Landesbischof Ralf Meister trägt eine tintenblaue Jeans und ein gemustertes Hemd unter dem Jackett. "In solcher Kleidung hätte ich zu keinem anderen kirchlichen Termin gedurft", sagt er schmunzelnd. Doch dieser kirchlicher Termin ist eben ganz besonders. Er findet mitten in einem kleinen Wald nahe des Dorfes Aerzen bei Hameln statt. In der Gaststätte "Edenhall" geht es um genau das, was die hannoversche Landeskirche in diesem Jahr zu ihrem Schwerpunkt gemacht hat: um Freiräume.
In diesem Sinn hat auch Gemeindepastor Christof Vetter den Stammtisch ins Leben gerufen.
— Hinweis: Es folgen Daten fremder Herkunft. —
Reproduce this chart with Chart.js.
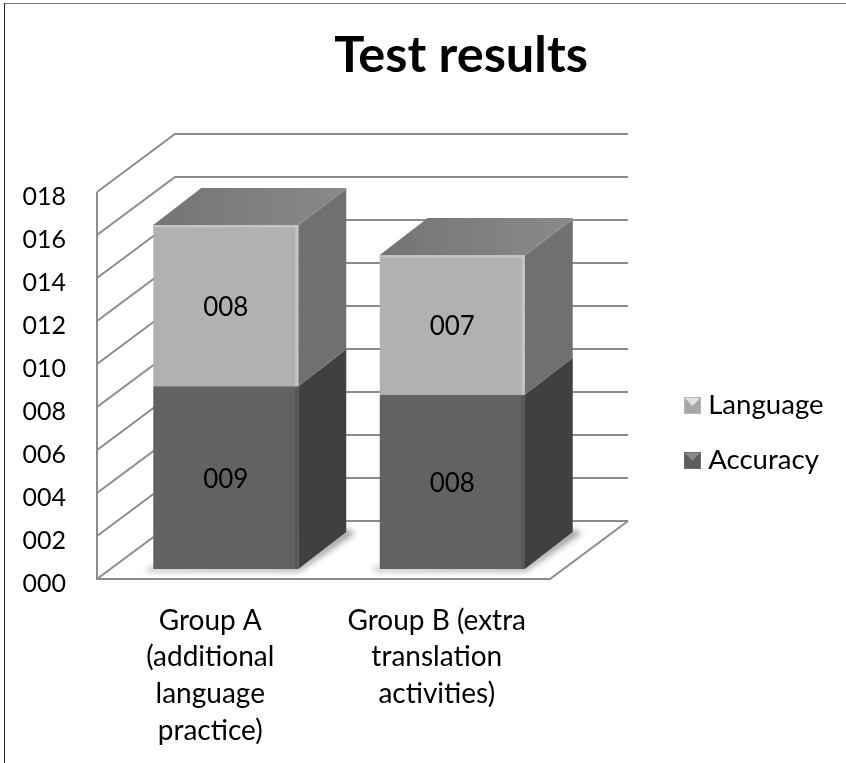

An jedem letzten Donnerstag im Monat treffen die Mitglieder seiner Gemeinde in einem der örtlichen Wirtshäuser auf prominente Menschen aus der Umgebung. Reden wollen sie über alles, was "auf der Seele brennt", sagt Vetter. Der Pastor wünscht sich aber auch Widerspruch und konstruktiven Streit: Ähnlich wie die Kirche kann auch die Kneipe ein Ort sein, um seinen Empfindungen freien Lauf zu lassen.
Unter dem Leitmotiv "Zeit für Freiräume" wollen die mehr als 1.300 evangelischen Gemeinden zwischen Hann. Münden und Cuxhaven neue Wege suchen, um ihre hauptamtlichen und ehrenamtlichen Mitarbeiter zu entlasten. Viele von ihnen klagten zwar über Erschöpfung, wollten aber nichts von ihren Aufgaben aufgeben, sagte Meister. Die meisten seien auf ihre vielfachen Aktivitäten stolz. Andere fühlten sich sogar gekränkt, wenn sie ihre Arbeit aufgrund fortschreitenden Alters verringern sollten. "Doch in der Bibel steht, der Mensch soll sich an einem Tag in der Woche ausruhen", betonte Meister. Deshalb will die Kirche ein Jahr lang auf große Events verzichten. "Es geht darum, etwas anders zu machen als bisher."
Mehr als 50 Menschen versammeln sich an diesem Abend mit ganz unterschiedlichen Anliegen in der Kneipe. Die meisten von ihnen sind über 70 Jahre alt. Manche berichten von Gottesdiensten in ihren Kirchen, zu denen nur zwei oder drei Menschen kämen. "Ist das vergeudete Zeit?", fragt ein älterer Mann, der sich in einem der Nachbardörfer als Lektor betätigt.
Ausführlich wird darüber geredet, was die Kirche anders machen müsste, um den Menschen auch in guten Zeiten beizustehen. Denn in Notfällen, bei Schicksalsschlägen und "Spontan-Katastrophen", wie Bischof Meister sie nennt, seien die Kirchen auch heute noch voll. Eine Frau, die aus dem Schuldienst kommt, warnt hingegen davor, die Qualität der Gottesdienste an Besucherzahlen zu messen. Den Pastoren mehr Zeit und Raum für die Vorbereitung zu geben, findet sie dennoch gut. Die Entschleunigung setze oft wieder Kreativität frei.
In der Aerzener Gemeinde mit 3.500 Mitgliedern kommen laut Pastor Vetter jede Woche bis zu 400 Menschen in die Gottesdienste, Taufen und Beerdigungen mitgezählt. Manche Mitglieder sind seit Jahrzehnten aktiv, so wie die 85-jährige Ursula Klingebiel. Die ehemalige Musiklehrerin hat sich zwanzig Jahre lang in der Gemeinde engagiert, als Chorleiterin und im Kirchenvorstand. Seit zehn Jahren wohnt die zierliche Frau in Bad Pyrmont und muss wegen gesundheitlicher Probleme inzwischen kürzer treten. Doch eines ist ihr wichtig: jede Woche einmal ins Altenheim zu gehen und mit den Bewohnern zusammen zu singen. "Diese Menschen sind mir ans Herz gewachsen", sagt Klingebiel.
Zum Stammtisch in Aerzen ist auch Klingebiels 84-jähriger Freund gekommen. Sie habe ihn "mitgeschleppt", sagt er. "Aber ich bereue es nicht". Aus der Diskussion habe er vor allem den Wunsch mitgenommen, dass beide christliche Konfessionen zukünftig besser zusammenhielten. "Dass manche immer noch Unterschiede sehen, das begreife ich nicht."